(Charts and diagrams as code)
□ □ □

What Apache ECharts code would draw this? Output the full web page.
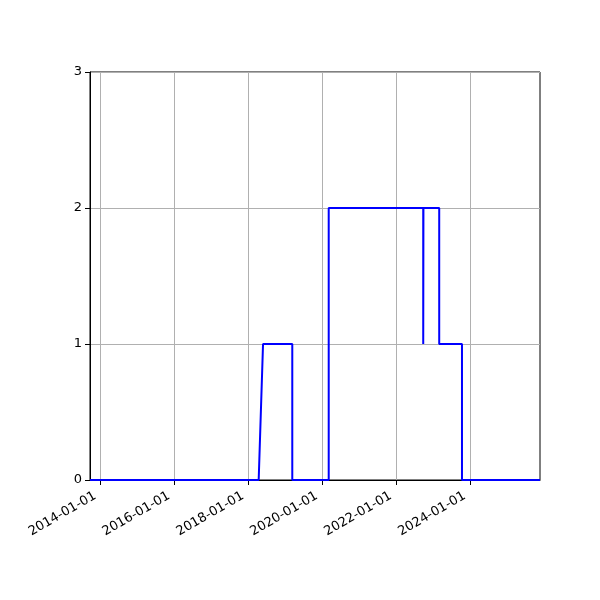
<!DOCTYPE html>
<html>
<head>
<meta charset="utf-8">
<script src="https://cdn.jsdelivr.net/npm/echarts@6/dist/echarts.min.js"></script>
<style>
    html, body { margin: 0; padding: 0; background: #fff; }
    #chart { width: 600px; height: 600px; }
</style>
</head>
<body>
<div id="chart"></div>
<script>
// dates where the count changes
var dates = [
    '2013-09-21', '2018-04-15', '2018-05-28', '2019-03-13', '2019-03-13',
    '2020-03-07', '2020-03-07', '2022-09-27', '2022-09-27', '2022-09-29',
    '2023-03-04', '2023-03-04', '2023-10-15', '2023-10-15', '2025-11-24'
];
var counts = [0, 0, 1, 1, 0, 0, 2, 2, 1, 2, 2, 1, 1, 0, 0];
var xTicks = ['2014-01-01', '2016-01-01', '2018-01-01', '2020-01-01', '2022-01-01', '2024-01-01'];
var yTicks = [0, 1, 2, 3];

function ts(d) {
    return Date.parse(d + 'T00:00:00Z');
}

var seriesData = dates.map(function (d, i) {
    return [ts(d), counts[i]];
});
var tickValues = xTicks.map(ts);

var myChart = echarts.init(document.getElementById('chart'));
var font = 'DejaVu Sans';

option = {
    animation: false,
    grid: {
        left: 90,
        right: 60,
        top: 72,
        bottom: 120,
        show: true,
        borderColor: '#000',
        borderWidth: 1,
        backgroundColor: 'transparent'
    },
    xAxis: {
        // timestamps on a value axis so custom tick dates can be used
        type: 'value',
        min: ts(dates[0]),
        max: ts(dates[dates.length - 1]),
        axisLine: {onZero: false, lineStyle: {color: '#000', width: 1}},
        axisTick: {show: true, length: 5, lineStyle: {color: '#000'}, customValues: tickValues},
        axisLabel: {
            customValues: tickValues,
            rotate: 30,
            margin: 12,
            padding: [0, 6, 0, 0],
            color: '#000',
            fontFamily: font,
            fontSize: 13,
            formatter: function (v) {
                return new Date(v).toISOString().slice(0, 10);
            }
        },
        splitLine: {show: true, lineStyle: {color: '#b0b0b0', width: 1}}
    },
    yAxis: {
        type: 'value',
        min: yTicks[0],
        max: yTicks[yTicks.length - 1],
        interval: 1,
        axisLine: {show: true, lineStyle: {color: '#000', width: 1}},
        axisTick: {show: true, length: 5, lineStyle: {color: '#000'}},
        axisLabel: {
            margin: 8,
            color: '#000',
            fontFamily: font,
            fontSize: 13
        },
        splitLine: {show: true, lineStyle: {color: '#b0b0b0', width: 1}}
    },
    series: [
        {
            type: 'line',
            data: seriesData,
            showSymbol: false,
            symbol: 'none',
            lineStyle: {color: '#0000ff', width: 2},
            z: 5
        }
    ]
};
myChart.setOption(option);
</script>
</body>
</html>
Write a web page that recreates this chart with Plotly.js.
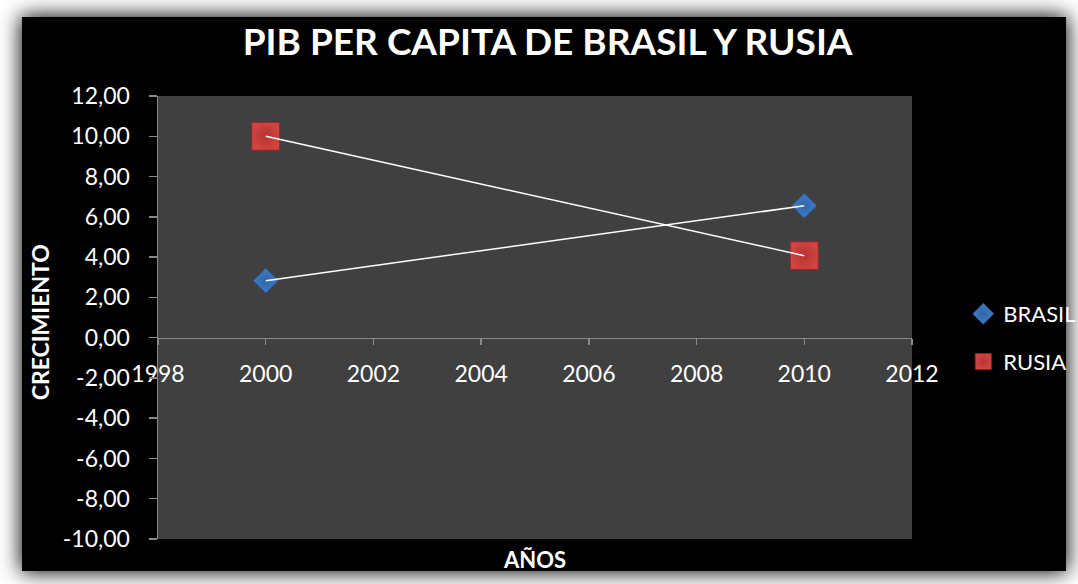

□ □ □

Work required – Isolate the lines that hold the word "this" and copy all of them.

Written answer –
What Apache ECharts code would draw this? Output the full web page.
Write a web page that recreates this chart with Plotly.js.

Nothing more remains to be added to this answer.